Source data ->
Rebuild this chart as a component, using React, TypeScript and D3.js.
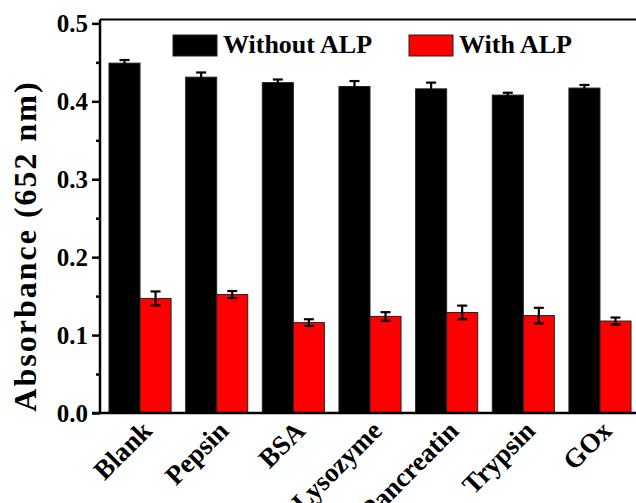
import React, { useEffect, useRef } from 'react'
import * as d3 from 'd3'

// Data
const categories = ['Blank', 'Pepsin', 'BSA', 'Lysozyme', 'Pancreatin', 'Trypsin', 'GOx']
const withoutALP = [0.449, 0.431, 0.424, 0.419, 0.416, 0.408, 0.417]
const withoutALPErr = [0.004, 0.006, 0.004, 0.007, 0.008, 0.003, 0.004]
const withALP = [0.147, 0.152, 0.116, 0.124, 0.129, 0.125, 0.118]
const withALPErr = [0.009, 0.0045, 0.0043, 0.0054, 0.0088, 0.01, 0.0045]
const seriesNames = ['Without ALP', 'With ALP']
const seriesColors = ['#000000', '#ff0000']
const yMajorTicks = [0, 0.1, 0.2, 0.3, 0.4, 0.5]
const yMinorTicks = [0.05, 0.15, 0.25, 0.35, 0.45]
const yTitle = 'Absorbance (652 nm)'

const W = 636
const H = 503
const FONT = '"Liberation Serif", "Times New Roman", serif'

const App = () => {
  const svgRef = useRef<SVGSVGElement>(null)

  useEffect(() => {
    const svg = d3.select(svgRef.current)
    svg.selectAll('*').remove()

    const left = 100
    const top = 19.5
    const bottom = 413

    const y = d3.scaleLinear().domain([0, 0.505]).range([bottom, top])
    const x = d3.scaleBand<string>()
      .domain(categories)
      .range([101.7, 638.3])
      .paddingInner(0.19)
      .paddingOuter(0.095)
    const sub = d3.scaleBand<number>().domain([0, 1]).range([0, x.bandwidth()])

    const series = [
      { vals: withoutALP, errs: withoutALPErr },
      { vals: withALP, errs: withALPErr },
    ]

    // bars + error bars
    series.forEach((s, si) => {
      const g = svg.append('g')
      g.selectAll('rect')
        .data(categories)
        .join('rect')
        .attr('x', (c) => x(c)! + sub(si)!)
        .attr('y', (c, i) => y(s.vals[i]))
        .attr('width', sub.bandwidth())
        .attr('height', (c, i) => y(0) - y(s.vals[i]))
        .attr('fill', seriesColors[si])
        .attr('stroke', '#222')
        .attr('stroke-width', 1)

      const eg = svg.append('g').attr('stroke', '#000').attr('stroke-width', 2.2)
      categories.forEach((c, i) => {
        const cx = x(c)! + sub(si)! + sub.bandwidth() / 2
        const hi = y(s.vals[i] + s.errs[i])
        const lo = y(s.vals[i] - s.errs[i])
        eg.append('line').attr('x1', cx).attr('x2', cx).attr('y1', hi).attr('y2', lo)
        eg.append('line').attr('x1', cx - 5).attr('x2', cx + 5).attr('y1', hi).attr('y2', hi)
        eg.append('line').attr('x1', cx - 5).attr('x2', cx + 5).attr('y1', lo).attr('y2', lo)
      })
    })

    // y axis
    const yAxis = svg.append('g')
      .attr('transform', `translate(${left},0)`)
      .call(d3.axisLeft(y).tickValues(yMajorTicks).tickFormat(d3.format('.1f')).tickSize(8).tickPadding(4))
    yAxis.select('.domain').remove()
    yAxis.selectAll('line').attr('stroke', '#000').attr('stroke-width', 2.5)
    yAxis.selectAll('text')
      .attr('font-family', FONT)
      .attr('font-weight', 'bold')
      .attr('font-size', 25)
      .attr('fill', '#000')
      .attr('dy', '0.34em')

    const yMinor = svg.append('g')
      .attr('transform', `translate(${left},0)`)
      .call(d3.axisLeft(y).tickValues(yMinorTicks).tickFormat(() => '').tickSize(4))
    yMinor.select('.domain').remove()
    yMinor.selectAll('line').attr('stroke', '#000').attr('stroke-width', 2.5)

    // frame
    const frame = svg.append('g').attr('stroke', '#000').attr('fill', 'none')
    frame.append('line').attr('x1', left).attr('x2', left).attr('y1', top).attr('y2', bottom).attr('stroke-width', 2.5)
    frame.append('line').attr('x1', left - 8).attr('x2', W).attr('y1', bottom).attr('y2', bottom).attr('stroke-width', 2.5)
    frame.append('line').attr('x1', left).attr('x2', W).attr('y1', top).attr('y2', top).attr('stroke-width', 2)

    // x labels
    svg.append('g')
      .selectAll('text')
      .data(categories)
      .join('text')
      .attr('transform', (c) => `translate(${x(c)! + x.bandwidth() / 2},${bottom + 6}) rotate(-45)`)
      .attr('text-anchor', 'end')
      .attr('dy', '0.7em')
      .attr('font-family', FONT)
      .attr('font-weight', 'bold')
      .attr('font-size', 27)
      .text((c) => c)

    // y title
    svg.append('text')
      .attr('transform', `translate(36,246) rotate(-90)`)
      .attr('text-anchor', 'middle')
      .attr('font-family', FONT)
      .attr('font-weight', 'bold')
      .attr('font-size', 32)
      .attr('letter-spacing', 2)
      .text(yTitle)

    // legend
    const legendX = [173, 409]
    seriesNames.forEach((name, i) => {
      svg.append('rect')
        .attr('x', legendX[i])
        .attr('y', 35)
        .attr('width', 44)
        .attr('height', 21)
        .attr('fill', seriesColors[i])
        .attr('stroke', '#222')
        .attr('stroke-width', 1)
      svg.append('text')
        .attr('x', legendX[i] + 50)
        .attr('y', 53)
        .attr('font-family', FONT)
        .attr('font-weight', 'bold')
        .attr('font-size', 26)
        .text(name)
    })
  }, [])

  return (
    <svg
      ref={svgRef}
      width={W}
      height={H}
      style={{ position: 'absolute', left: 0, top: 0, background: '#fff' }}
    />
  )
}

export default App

Job -> Could the lines from the top of the material through the line with "svg.selectAll('*').remove()" be repeated exactly, pictures left out?

Complete response ->
Rebuild this chart as a component, using React, TypeScript and D3.js.
import React, { useEffect, useRef } from 'react'
import * as d3 from 'd3'

// Data
const categories = ['Blank', 'Pepsin', 'BSA', 'Lysozyme', 'Pancreatin', 'Trypsin', 'GOx']
const withoutALP = [0.449, 0.431, 0.424, 0.419, 0.416, 0.408, 0.417]
const withoutALPErr = [0.004, 0.006, 0.004, 0.007, 0.008, 0.003, 0.004]
const withALP = [0.147, 0.152, 0.116, 0.124, 0.129, 0.125, 0.118]
const withALPErr = [0.009, 0.0045, 0.0043, 0.0054, 0.0088, 0.01, 0.0045]
const seriesNames = ['Without ALP', 'With ALP']
const seriesColors = ['#000000', '#ff0000']
const yMajorTicks = [0, 0.1, 0.2, 0.3, 0.4, 0.5]
const yMinorTicks = [0.05, 0.15, 0.25, 0.35, 0.45]
const yTitle = 'Absorbance (652 nm)'

const W = 636
const H = 503
const FONT = '"Liberation Serif", "Times New Roman", serif'

const App = () => {
  const svgRef = useRef<SVGSVGElement>(null)

  useEffect(() => {
    const svg = d3.select(svgRef.current)
    svg.selectAll('*').remove()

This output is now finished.